#### WHAT THE TASK ASKS:
Repeat all of the material exactly as given.

— Begin —

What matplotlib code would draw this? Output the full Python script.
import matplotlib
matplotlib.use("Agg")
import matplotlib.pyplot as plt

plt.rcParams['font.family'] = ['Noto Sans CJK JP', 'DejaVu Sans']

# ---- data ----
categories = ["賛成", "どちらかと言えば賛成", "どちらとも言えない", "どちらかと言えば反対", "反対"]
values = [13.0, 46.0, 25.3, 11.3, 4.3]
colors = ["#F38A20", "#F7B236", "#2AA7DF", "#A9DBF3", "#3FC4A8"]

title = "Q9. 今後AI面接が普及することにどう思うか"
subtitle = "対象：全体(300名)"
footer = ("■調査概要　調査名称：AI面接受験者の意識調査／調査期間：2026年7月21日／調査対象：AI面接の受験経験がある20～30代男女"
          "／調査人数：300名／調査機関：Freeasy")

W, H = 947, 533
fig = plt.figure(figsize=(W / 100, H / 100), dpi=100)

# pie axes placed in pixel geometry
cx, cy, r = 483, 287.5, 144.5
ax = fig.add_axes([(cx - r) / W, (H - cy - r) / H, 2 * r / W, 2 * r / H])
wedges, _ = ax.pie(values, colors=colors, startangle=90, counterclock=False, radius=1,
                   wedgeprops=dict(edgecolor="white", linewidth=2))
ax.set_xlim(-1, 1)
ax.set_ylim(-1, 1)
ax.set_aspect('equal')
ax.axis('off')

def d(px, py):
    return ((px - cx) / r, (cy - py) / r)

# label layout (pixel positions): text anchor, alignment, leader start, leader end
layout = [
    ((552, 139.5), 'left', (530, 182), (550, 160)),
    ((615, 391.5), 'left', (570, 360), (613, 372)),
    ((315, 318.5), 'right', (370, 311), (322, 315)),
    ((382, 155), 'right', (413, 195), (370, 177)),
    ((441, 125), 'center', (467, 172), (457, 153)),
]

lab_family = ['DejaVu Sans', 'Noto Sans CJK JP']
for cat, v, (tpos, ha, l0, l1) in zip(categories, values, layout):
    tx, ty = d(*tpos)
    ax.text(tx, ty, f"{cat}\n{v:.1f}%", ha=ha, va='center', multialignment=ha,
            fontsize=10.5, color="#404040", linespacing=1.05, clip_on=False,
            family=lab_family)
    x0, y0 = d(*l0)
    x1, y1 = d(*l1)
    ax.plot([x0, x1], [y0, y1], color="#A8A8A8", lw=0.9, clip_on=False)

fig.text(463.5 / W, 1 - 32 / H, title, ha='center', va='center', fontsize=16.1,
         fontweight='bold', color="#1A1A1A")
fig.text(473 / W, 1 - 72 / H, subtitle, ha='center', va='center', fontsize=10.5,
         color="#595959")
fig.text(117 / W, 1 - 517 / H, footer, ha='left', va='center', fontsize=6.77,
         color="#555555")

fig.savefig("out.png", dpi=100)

— End —

#### SOLVED PROBLEM:
What matplotlib code would draw this? Output the full Python script.
import matplotlib
matplotlib.use("Agg")
import matplotlib.pyplot as plt

plt.rcParams['font.family'] = ['Noto Sans CJK JP', 'DejaVu Sans']

# ---- data ----
categories = ["賛成", "どちらかと言えば賛成", "どちらとも言えない", "どちらかと言えば反対", "反対"]
values = [13.0, 46.0, 25.3, 11.3, 4.3]
colors = ["#F38A20", "#F7B236", "#2AA7DF", "#A9DBF3", "#3FC4A8"]

title = "Q9. 今後AI面接が普及することにどう思うか"
subtitle = "対象：全体(300名)"
footer = ("■調査概要　調査名称：AI面接受験者の意識調査／調査期間：2026年7月21日／調査対象：AI面接の受験経験がある20～30代男女"
          "／調査人数：300名／調査機関：Freeasy")

W, H = 947, 533
fig = plt.figure(figsize=(W / 100, H / 100), dpi=100)

# pie axes placed in pixel geometry
cx, cy, r = 483, 287.5, 144.5
ax = fig.add_axes([(cx - r) / W, (H - cy - r) / H, 2 * r / W, 2 * r / H])
wedges, _ = ax.pie(values, colors=colors, startangle=90, counterclock=False, radius=1,
                   wedgeprops=dict(edgecolor="white", linewidth=2))
ax.set_xlim(-1, 1)
ax.set_ylim(-1, 1)
ax.set_aspect('equal')
ax.axis('off')

def d(px, py):
    return ((px - cx) / r, (cy - py) / r)

# label layout (pixel positions): text anchor, alignment, leader start, leader end
layout = [
    ((552, 139.5), 'left', (530, 182), (550, 160)),
    ((615, 391.5), 'left', (570, 360), (613, 372)),
    ((315, 318.5), 'right', (370, 311), (322, 315)),
    ((382, 155), 'right', (413, 195), (370, 177)),
    ((441, 125), 'center', (467, 172), (457, 153)),
]

lab_family = ['DejaVu Sans', 'Noto Sans CJK JP']
for cat, v, (tpos, ha, l0, l1) in zip(categories, values, layout):
    tx, ty = d(*tpos)
    ax.text(tx, ty, f"{cat}\n{v:.1f}%", ha=ha, va='center', multialignment=ha,
            fontsize=10.5, color="#404040", linespacing=1.05, clip_on=False,
            family=lab_family)
    x0, y0 = d(*l0)
    x1, y1 = d(*l1)
    ax.plot([x0, x1], [y0, y1], color="#A8A8A8", lw=0.9, clip_on=False)

fig.text(463.5 / W, 1 - 32 / H, title, ha='center', va='center', fontsize=16.1,
         fontweight='bold', color="#1A1A1A")
fig.text(473 / W, 1 - 72 / H, subtitle, ha='center', va='center', fontsize=10.5,
         color="#595959")
fig.text(117 / W, 1 - 517 / H, footer, ha='left', va='center', fontsize=6.77,
         color="#555555")

fig.savefig("out.png", dpi=100)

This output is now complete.